Copy the lines below as they are; omit the images they contain.
------ Data excerpt ------
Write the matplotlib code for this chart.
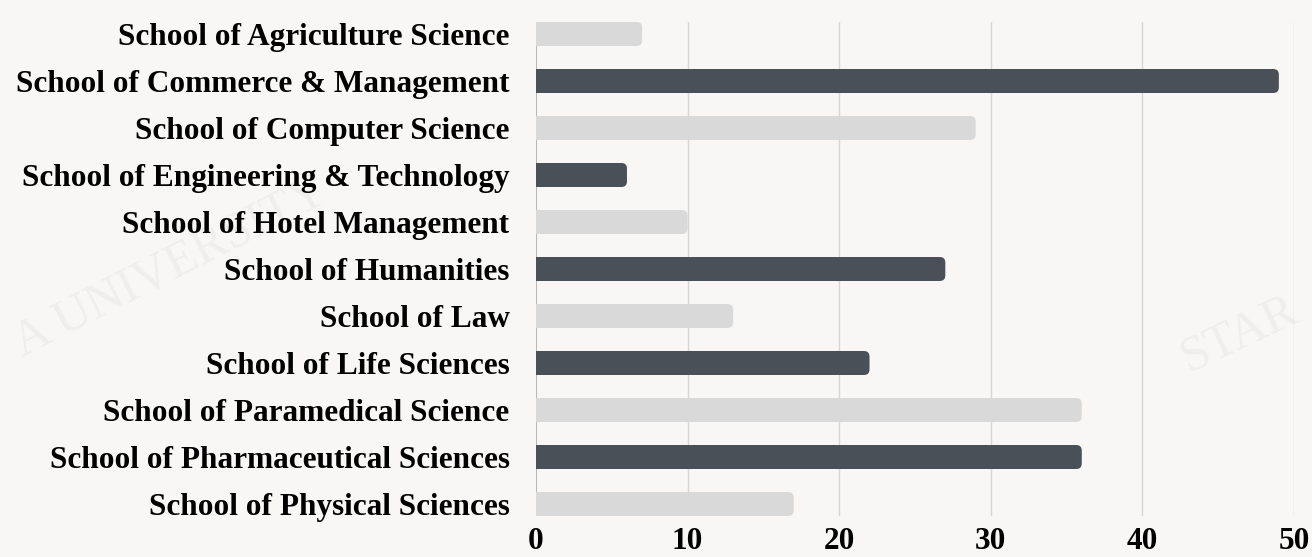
import matplotlib.pyplot as plt
from matplotlib.patches import FancyBboxPatch

schools = ["School of Agriculture Science", "School of Commerce & Management",
           "School of Computer Science", "School of Engineering & Technology",
           "School of Hotel Management", "School of Humanities", "School of Law",
           "School of Life Sciences", "School of Paramedical Science",
           "School of Pharmaceutical Sciences", "School of Physical Sciences"]
counts = [7, 49, 29, 6, 10, 27, 13, 22, 36, 36, 17]
xticks = [0, 10, 20, 30, 40, 50]

light = "#d9d9d9"
dark = "#4a5057"
bg = "#f8f7f5"
bar_h = 0.51

fig = plt.figure(figsize=(13.12, 5.57), dpi=100, facecolor=bg)
ax = fig.add_axes([536 / 1312, 1 - 516 / 557, (1294 - 536) / 1312, (516 - 22) / 557])
ax.set_facecolor("none")
ax.set_zorder(2)

# faint watermark text behind everything
fig.text(0.005, 0.52, "A UNIVERSITY", fontsize=36, family="Liberation Serif", color="#efeeec",
         rotation=27, ha="left", va="center", zorder=-1)
fig.text(0.995, 0.40, "STAR", fontsize=36, family="Liberation Serif", color="#efeeec",
         rotation=25, ha="right", va="center", zorder=-1)

ax.set_xlim(0, 50)
ax.set_ylim(len(schools) - 1 + bar_h / 2, -bar_h / 2)

for t in xticks[1:]:
    ax.axvline(t, color="#d6d6d6", lw=1, zorder=1)
ax.axvline(0, color="#b8b8b8", lw=1.5, zorder=1)

# rounding radius in data units: x in px per unit vs y px per unit
px_x = (1294 - 536) / 50
px_y = (516 - 22) / (len(schools) - 1 + bar_h)
r = 5.5 / px_x
for i, (name, v) in enumerate(zip(schools, counts)):
    c = light if i % 2 == 0 else dark
    ax.barh(i, v - r, height=bar_h, color=c, zorder=2, align="center")
    p = FancyBboxPatch((0, i - bar_h / 2), v, bar_h,
                       boxstyle="round,pad=0,rounding_size=%f" % r,
                       mutation_aspect=px_x / px_y, fc=c, ec="none", zorder=2)
    ax.add_patch(p)

ax.set_yticks(range(len(schools)))
ax.set_yticklabels(schools)
ax.set_xticks(xticks)
for lab in ax.get_yticklabels() + ax.get_xticklabels():
    lab.set_fontfamily("Liberation Serif")
    lab.set_fontweight("bold")
    lab.set_fontsize(22.5)
ax.tick_params(axis="y", length=0, pad=19)
ax.tick_params(axis="x", length=0, pad=8)
for s in ax.spines.values():
    s.set_visible(False)

fig.savefig("out.png", dpi=100, facecolor=bg)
------
→ Result of this task:
Write the matplotlib code for this chart.
import matplotlib.pyplot as plt
from matplotlib.patches import FancyBboxPatch

schools = ["School of Agriculture Science", "School of Commerce & Management",
           "School of Computer Science", "School of Engineering & Technology",
           "School of Hotel Management", "School of Humanities", "School of Law",
           "School of Life Sciences", "School of Paramedical Science",
           "School of Pharmaceutical Sciences", "School of Physical Sciences"]
counts = [7, 49, 29, 6, 10, 27, 13, 22, 36, 36, 17]
xticks = [0, 10, 20, 30, 40, 50]

light = "#d9d9d9"
dark = "#4a5057"
bg = "#f8f7f5"
bar_h = 0.51

fig = plt.figure(figsize=(13.12, 5.57), dpi=100, facecolor=bg)
ax = fig.add_axes([536 / 1312, 1 - 516 / 557, (1294 - 536) / 1312, (516 - 22) / 557])
ax.set_facecolor("none")
ax.set_zorder(2)

# faint watermark text behind everything
fig.text(0.005, 0.52, "A UNIVERSITY", fontsize=36, family="Liberation Serif", color="#efeeec",
         rotation=27, ha="left", va="center", zorder=-1)
fig.text(0.995, 0.40, "STAR", fontsize=36, family="Liberation Serif", color="#efeeec",
         rotation=25, ha="right", va="center", zorder=-1)

ax.set_xlim(0, 50)
ax.set_ylim(len(schools) - 1 + bar_h / 2, -bar_h / 2)

for t in xticks[1:]:
    ax.axvline(t, color="#d6d6d6", lw=1, zorder=1)
ax.axvline(0, color="#b8b8b8", lw=1.5, zorder=1)

# rounding radius in data units: x in px per unit vs y px per unit
px_x = (1294 - 536) / 50
px_y = (516 - 22) / (len(schools) - 1 + bar_h)
r = 5.5 / px_x
for i, (name, v) in enumerate(zip(schools, counts)):
    c = light if i % 2 == 0 else dark
    ax.barh(i, v - r, height=bar_h, color=c, zorder=2, align="center")
    p = FancyBboxPatch((0, i - bar_h / 2), v, bar_h,
                       boxstyle="round,pad=0,rounding_size=%f" % r,
                       mutation_aspect=px_x / px_y, fc=c, ec="none", zorder=2)
    ax.add_patch(p)

ax.set_yticks(range(len(schools)))
ax.set_yticklabels(schools)
ax.set_xticks(xticks)
for lab in ax.get_yticklabels() + ax.get_xticklabels():
    lab.set_fontfamily("Liberation Serif")
    lab.set_fontweight("bold")
    lab.set_fontsize(22.5)
ax.tick_params(axis="y", length=0, pad=19)
ax.tick_params(axis="x", length=0, pad=8)
for s in ax.spines.values():
    s.set_visible(False)

fig.savefig("out.png", dpi=100, facecolor=bg)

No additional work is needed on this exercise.